→ **WHAT YOU SHOULD DO**:
Pictures excluded, reproduce exactly the lines below from the one with "Write the TikZ code for this diagram." through the one with "width=329pt, minimum height=34pt]", both included.
------ EXERCISE MATERIAL
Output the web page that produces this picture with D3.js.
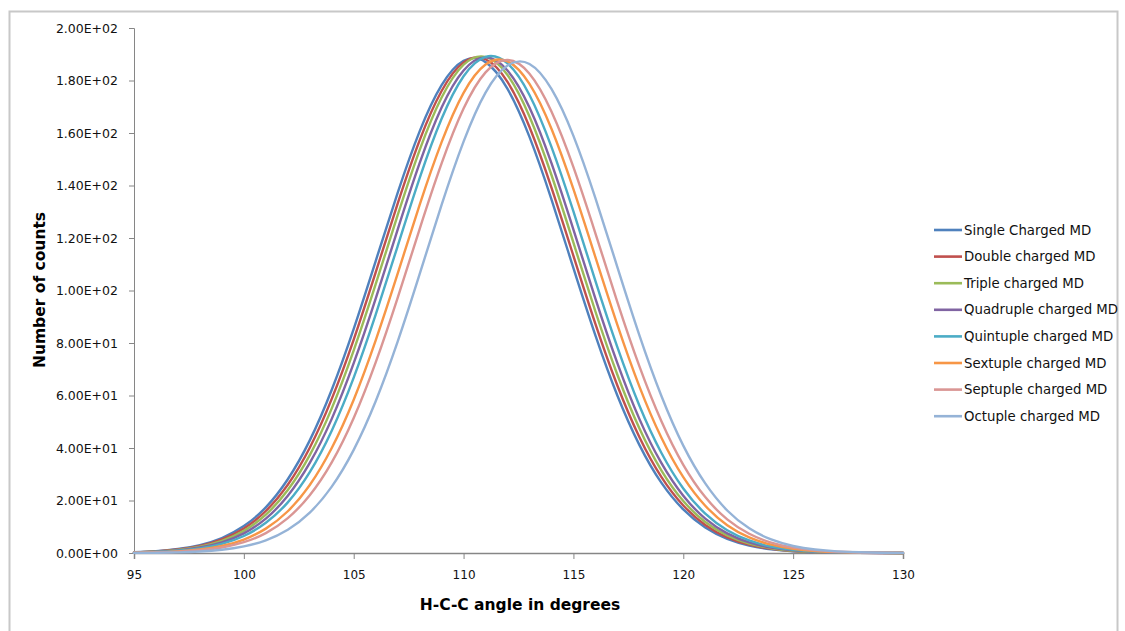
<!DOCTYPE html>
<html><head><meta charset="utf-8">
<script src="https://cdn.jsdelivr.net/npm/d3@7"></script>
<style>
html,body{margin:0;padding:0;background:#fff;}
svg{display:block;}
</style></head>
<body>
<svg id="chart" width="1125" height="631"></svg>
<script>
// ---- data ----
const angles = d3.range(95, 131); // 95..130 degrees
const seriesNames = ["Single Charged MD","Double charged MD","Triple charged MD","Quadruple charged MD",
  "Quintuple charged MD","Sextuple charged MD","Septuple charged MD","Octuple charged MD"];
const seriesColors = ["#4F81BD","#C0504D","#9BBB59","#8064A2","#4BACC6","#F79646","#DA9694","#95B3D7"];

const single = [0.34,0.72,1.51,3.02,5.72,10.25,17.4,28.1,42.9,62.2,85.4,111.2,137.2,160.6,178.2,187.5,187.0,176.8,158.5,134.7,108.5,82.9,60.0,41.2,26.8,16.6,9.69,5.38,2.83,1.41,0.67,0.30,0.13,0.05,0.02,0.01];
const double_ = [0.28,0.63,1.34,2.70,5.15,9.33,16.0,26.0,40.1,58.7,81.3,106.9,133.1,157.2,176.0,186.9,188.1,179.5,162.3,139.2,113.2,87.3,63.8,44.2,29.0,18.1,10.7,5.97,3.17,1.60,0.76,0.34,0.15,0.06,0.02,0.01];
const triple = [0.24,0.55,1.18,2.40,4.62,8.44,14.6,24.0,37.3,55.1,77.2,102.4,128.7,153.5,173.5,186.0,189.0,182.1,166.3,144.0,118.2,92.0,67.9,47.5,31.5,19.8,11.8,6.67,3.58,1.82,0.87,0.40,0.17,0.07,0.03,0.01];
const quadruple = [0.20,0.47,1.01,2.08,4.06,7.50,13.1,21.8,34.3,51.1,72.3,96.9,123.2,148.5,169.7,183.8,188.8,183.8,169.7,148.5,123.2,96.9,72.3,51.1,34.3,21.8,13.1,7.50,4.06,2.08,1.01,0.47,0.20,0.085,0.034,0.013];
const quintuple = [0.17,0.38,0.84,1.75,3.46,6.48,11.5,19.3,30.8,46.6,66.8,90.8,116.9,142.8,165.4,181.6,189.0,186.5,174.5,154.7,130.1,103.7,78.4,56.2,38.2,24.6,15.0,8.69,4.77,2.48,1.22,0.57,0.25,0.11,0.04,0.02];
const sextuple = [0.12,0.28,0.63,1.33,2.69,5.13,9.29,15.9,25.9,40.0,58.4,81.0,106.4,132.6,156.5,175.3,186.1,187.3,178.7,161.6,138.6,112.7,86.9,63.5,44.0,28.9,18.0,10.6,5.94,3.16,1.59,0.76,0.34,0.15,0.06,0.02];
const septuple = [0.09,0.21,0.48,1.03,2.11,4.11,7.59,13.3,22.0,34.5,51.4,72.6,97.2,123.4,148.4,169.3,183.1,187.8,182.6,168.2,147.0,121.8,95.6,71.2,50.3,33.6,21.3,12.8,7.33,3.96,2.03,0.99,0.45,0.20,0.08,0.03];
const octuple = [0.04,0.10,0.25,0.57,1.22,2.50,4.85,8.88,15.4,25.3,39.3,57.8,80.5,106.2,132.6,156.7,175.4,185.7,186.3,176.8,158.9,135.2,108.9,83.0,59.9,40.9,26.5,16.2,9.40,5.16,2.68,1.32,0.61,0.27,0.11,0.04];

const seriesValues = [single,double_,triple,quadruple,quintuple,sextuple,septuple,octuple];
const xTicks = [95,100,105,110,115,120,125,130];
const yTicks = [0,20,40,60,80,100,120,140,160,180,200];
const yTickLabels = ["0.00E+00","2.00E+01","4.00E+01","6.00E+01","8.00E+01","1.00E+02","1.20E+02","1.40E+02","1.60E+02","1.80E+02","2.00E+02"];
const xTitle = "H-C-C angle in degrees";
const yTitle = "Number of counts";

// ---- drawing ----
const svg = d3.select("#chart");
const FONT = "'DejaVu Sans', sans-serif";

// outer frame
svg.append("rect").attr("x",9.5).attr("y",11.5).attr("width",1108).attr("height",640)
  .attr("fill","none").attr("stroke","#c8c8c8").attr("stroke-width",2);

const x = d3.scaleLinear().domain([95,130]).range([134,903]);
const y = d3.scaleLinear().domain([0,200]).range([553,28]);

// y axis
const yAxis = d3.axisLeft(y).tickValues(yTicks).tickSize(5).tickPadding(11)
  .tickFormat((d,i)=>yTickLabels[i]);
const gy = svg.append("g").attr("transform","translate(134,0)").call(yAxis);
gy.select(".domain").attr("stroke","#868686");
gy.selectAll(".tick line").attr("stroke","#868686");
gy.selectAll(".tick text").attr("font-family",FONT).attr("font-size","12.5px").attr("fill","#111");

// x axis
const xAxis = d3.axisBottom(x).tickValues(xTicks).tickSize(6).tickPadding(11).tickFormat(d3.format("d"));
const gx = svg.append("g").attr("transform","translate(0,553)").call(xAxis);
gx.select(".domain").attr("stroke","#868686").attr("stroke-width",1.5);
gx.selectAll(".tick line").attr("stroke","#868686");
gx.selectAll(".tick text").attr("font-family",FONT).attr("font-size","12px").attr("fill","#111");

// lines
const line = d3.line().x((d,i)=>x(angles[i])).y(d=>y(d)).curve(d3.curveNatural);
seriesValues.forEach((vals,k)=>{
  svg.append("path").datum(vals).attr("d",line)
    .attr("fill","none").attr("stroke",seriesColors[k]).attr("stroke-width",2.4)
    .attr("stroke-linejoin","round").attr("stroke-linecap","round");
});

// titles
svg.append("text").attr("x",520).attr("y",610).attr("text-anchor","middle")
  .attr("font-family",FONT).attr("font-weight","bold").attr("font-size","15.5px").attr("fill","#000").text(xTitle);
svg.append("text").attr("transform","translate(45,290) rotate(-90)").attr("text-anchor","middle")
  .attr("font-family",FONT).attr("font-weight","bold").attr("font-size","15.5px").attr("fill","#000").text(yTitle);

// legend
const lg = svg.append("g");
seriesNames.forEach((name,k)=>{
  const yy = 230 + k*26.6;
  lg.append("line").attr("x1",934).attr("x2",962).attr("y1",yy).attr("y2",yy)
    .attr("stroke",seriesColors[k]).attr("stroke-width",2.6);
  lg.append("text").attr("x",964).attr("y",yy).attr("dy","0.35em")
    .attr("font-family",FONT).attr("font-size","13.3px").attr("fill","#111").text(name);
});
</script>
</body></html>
------------
------ EXERCISE MATERIAL
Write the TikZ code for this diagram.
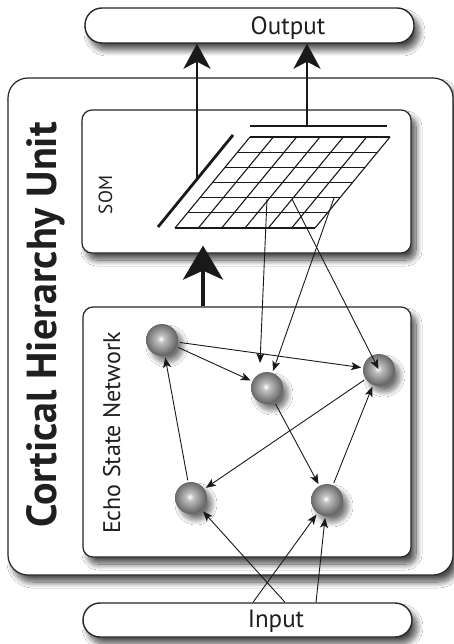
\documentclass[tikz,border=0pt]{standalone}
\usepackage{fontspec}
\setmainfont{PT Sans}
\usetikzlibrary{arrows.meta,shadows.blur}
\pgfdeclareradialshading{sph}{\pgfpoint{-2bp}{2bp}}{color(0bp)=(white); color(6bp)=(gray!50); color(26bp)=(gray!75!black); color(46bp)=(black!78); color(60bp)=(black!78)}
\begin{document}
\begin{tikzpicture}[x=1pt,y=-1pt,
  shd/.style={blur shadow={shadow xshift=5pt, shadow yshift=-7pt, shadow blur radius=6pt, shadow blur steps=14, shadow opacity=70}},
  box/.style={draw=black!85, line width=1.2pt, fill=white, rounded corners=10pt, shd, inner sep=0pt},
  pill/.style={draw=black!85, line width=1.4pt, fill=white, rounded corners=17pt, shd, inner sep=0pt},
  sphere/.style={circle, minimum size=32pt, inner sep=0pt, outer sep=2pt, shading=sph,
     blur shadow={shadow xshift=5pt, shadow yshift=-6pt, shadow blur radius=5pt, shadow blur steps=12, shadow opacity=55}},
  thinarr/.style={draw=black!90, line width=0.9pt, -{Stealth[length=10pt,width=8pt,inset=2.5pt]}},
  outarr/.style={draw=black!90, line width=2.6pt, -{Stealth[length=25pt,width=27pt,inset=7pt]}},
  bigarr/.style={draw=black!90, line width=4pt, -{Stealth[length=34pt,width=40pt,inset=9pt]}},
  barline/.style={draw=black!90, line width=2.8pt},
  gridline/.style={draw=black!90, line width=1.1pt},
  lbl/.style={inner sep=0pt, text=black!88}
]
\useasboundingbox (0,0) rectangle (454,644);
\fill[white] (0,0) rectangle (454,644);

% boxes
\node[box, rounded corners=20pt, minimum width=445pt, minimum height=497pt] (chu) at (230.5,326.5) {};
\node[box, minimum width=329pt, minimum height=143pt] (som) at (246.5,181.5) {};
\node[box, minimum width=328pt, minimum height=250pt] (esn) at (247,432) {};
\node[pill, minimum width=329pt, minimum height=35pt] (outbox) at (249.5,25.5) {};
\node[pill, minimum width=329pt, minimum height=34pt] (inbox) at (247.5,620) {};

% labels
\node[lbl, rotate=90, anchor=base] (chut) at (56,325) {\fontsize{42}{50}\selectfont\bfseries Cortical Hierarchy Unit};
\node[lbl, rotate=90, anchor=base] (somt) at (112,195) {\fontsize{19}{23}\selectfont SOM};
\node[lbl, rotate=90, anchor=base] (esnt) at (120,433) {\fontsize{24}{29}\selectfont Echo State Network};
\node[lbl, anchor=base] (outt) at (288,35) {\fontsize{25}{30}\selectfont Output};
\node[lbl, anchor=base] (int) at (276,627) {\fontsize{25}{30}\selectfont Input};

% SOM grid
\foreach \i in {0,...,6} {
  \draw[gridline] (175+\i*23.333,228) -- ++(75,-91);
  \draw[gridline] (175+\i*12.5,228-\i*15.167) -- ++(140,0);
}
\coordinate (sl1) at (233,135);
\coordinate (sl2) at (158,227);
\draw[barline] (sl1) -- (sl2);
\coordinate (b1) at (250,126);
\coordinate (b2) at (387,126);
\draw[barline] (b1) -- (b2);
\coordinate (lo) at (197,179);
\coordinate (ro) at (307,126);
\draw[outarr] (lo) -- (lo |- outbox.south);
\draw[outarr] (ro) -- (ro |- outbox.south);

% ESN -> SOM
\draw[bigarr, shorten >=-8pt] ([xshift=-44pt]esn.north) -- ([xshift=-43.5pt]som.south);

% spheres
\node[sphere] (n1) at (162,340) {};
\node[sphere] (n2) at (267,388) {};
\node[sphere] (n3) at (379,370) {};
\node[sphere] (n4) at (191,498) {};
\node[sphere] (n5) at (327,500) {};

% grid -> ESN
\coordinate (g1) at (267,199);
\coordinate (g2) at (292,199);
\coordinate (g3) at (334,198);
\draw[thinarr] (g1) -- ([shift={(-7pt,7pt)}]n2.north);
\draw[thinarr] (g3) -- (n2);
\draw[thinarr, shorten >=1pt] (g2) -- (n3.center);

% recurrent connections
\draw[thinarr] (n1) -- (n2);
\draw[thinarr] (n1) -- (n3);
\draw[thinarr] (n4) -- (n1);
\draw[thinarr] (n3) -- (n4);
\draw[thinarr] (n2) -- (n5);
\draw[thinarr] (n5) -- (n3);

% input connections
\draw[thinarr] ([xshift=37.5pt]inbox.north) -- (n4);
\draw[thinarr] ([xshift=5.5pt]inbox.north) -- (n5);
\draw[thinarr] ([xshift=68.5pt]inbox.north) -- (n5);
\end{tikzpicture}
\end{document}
------------
→ **ANSWER FOR THIS EXERCISE**:
Write the TikZ code for this diagram.
\documentclass[tikz,border=0pt]{standalone}
\usepackage{fontspec}
\setmainfont{PT Sans}
\usetikzlibrary{arrows.meta,shadows.blur}
\pgfdeclareradialshading{sph}{\pgfpoint{-2bp}{2bp}}{color(0bp)=(white); color(6bp)=(gray!50); color(26bp)=(gray!75!black); color(46bp)=(black!78); color(60bp)=(black!78)}
\begin{document}
\begin{tikzpicture}[x=1pt,y=-1pt,
  shd/.style={blur shadow={shadow xshift=5pt, shadow yshift=-7pt, shadow blur radius=6pt, shadow blur steps=14, shadow opacity=70}},
  box/.style={draw=black!85, line width=1.2pt, fill=white, rounded corners=10pt, shd, inner sep=0pt},
  pill/.style={draw=black!85, line width=1.4pt, fill=white, rounded corners=17pt, shd, inner sep=0pt},
  sphere/.style={circle, minimum size=32pt, inner sep=0pt, outer sep=2pt, shading=sph,
     blur shadow={shadow xshift=5pt, shadow yshift=-6pt, shadow blur radius=5pt, shadow blur steps=12, shadow opacity=55}},
  thinarr/.style={draw=black!90, line width=0.9pt, -{Stealth[length=10pt,width=8pt,inset=2.5pt]}},
  outarr/.style={draw=black!90, line width=2.6pt, -{Stealth[length=25pt,width=27pt,inset=7pt]}},
  bigarr/.style={draw=black!90, line width=4pt, -{Stealth[length=34pt,width=40pt,inset=9pt]}},
  barline/.style={draw=black!90, line width=2.8pt},
  gridline/.style={draw=black!90, line width=1.1pt},
  lbl/.style={inner sep=0pt, text=black!88}
]
\useasboundingbox (0,0) rectangle (454,644);
\fill[white] (0,0) rectangle (454,644);

% boxes
\node[box, rounded corners=20pt, minimum width=445pt, minimum height=497pt] (chu) at (230.5,326.5) {};
\node[box, minimum width=329pt, minimum height=143pt] (som) at (246.5,181.5) {};
\node[box, minimum width=328pt, minimum height=250pt] (esn) at (247,432) {};
\node[pill, minimum width=329pt, minimum height=35pt] (outbox) at (249.5,25.5) {};
\node[pill, minimum width=329pt, minimum height=34pt] (inbox) at (247.5,620) {};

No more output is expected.